Here is the equivalent MySQL code:

	<cfquery datasource=”#application.dsn#”>
	DROP TABLE #application.tablename#;
	</cfquery>
	<cfquery datasource=”#application.dsn#”>
	CREATE TABLE #application.tablename# (
	  id BIGINT UNSIGNED NOT NULL,
	  ip VARCHAR(50) NULL,
	  datetime DATETIME NULL,
	  url TEXT NULL,
	  url_hash VARCHAR(50) NULL,
	  method VARCHAR(50) NULL,
	  status VARCHAR(50) NULL,
	  size VARCHAR(50) NULL,
	  unknown1 VARCHAR(50) NULL,
	  unknown2 VARCHAR(50) NULL,
	  PRIMARY KEY (id),
	  INDEX idx_#application.tablename#_date(datetime),
	  INDEX idx_#application.tablename#_ip(ip),
	  INDEX idx_#application.tablename#_url(url_hash)
	) ENGINE=MyISAM;
	</cfquery>

The import has now been running overnight and there is no performance degradation.
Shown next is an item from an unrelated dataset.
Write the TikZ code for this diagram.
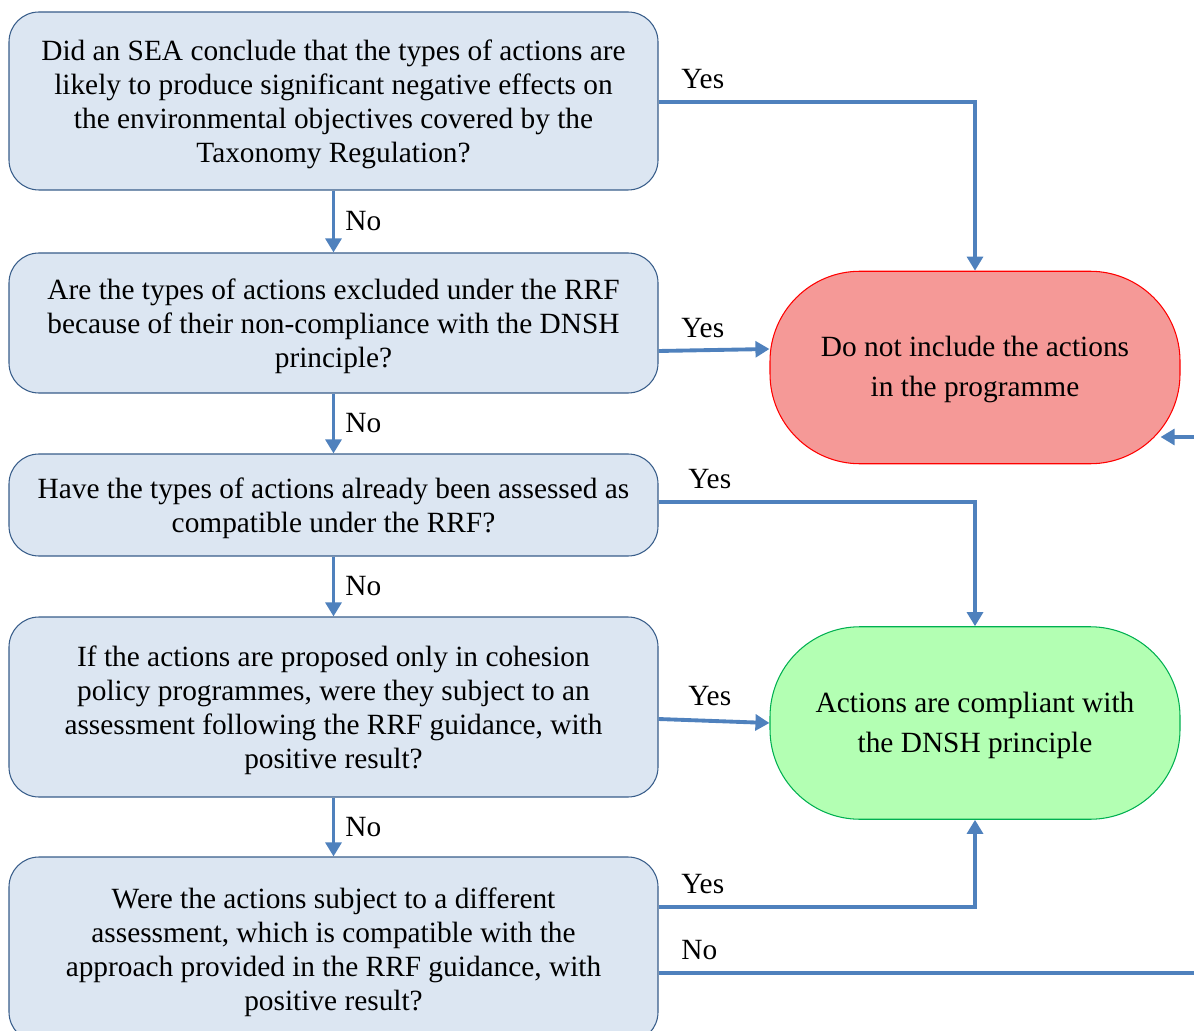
\documentclass[tikz,border=0pt]{standalone}
\usepackage{fontspec}
\setmainfont{Liberation Serif}
\usetikzlibrary{arrows.meta}
\definecolor{qfill}{RGB}{220,230,242}
\definecolor{qline}{RGB}{56,93,138}
\definecolor{flow}{RGB}{79,129,189}
\definecolor{nofill}{RGB}{245,153,151}
\definecolor{okfill}{RGB}{179,255,179}
\definecolor{okline}{RGB}{0,176,80}
\begin{document}
\begin{tikzpicture}[
    question/.style={draw=qline, fill=qfill, line width=0.6pt, rounded corners=0.6cm, minimum width=12.98cm, align=center, font=\fontsize{16.7}{19.3}\selectfont, text depth=-1pt},
    result/.style={draw, line width=0.6pt, rounded corners=1.8cm, minimum width=8.2cm, minimum height=3.85cm, align=center, font=\fontsize{16.7}{22.8}\selectfont, text depth=1.3pt},
    flowline/.style={draw=flow, line width=2.2pt, -{Triangle[width=9pt,length=8pt]}},
    yes/.style={inner xsep=0.42cm, inner ysep=0.22cm, font=\fontsize{16.7}{19.3}\selectfont},
    no/.style={right, inner sep=0.2cm, font=\fontsize{16.7}{19.3}\selectfont}
]
    \useasboundingbox (0,0) rectangle (23.88,-20.62);
    \node[question, minimum height=3.56cm] (sea) at (6.67,-2.02) {Did an SEA conclude that the types of actions are\\likely to produce significant negative effects on\\the environmental objectives covered by the\\Taxonomy Regulation?};
    \node[question, minimum height=2.8cm] (excl) at (6.67,-6.46) {Are the types of actions excluded under the RRF\\because of their non-compliance with the DNSH\\principle?};
    \node[question, minimum height=2.04cm] (rrf) at (6.67,-10.10) {Have the types of actions already been assessed as\\compatible under the RRF?};
    \node[question, minimum height=3.6cm] (cohesion) at (6.67,-14.14) {If the actions are proposed only in cohesion\\policy programmes, were they subject to an\\assessment following the RRF guidance, with\\positive result?};
    \node[question, minimum height=3.7cm] (other) at (6.67,-18.99) {Were the actions subject to a different\\assessment, which is compatible with the\\approach provided in the RRF guidance, with\\positive result?};

    \node[result, draw=red, fill=nofill] (exclude) at (19.5,-7.35) {Do not include the actions\\in the programme};
    \node[result, draw=okline, fill=okfill] (comply) at (19.5,-14.46) {Actions are compliant with\\the DNSH principle};

    \coordinate (noend) at (23.88,-19.46);
    \coordinate (backin) at (23.88,-8.74);

    % No branch, straight down
    \draw[flowline] (sea) -- node[no] {No} (excl);
    \draw[flowline] (excl) -- node[no] {No} (rrf);
    \draw[flowline] (rrf) -- node[no] {No} (cohesion);
    \draw[flowline] (cohesion) -- node[no] {No} (other);

    % Yes branch, to the right
    \draw[flowline] ([yshift=-0.02cm]sea.east) -- node[yes, pos=0, above right] {Yes} ([yshift=-0.02cm]sea.east -| exclude.north) -- (exclude.north);
    \draw[flowline] ([yshift=-0.56cm]excl.east) -- node[yes, pos=0, above right] {Yes} ([yshift=0.37cm]exclude.west);
    \draw[flowline] ([yshift=0.06cm]rrf.east) -- node[yes, pos=0, above right, xshift=0.14cm] {Yes} ([yshift=0.06cm]rrf.east -| comply.north) -- (comply.north);
    \draw[flowline] ([yshift=-0.24cm]cohesion.east) -- node[yes, pos=0, above right, xshift=0.14cm] {Yes} (comply.west);
    \draw[flowline] ([yshift=0.85cm]other.east) -- node[yes, pos=0, above right] {Yes} ([yshift=0.85cm]other.east -| comply.south) -- (comply.south);
    \draw[draw=flow, line width=2.2pt] ([yshift=-0.47cm]other.east) -- node[yes, pos=0, above right] {No} (noend);
    \draw[flowline] (backin) -- ([xshift=-0.4cm]backin -| exclude.east);
\end{tikzpicture}
\end{document}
Imports are still running between 800-1000 records/sec and the table now contains 48 million records! And the file size? 10GB including indexes - this is only 2 and a half times the SQL Server file yet it is holding 16 times the amount of data! AND I have just started running queries - queries that took over 60 seconds to execute in SQL server on less than a million rows are now taking a similar time but I have over 48 million records in MySQL.

I think this is a perfect case of the right tool for the right purpose. MySQL - you're a life saver.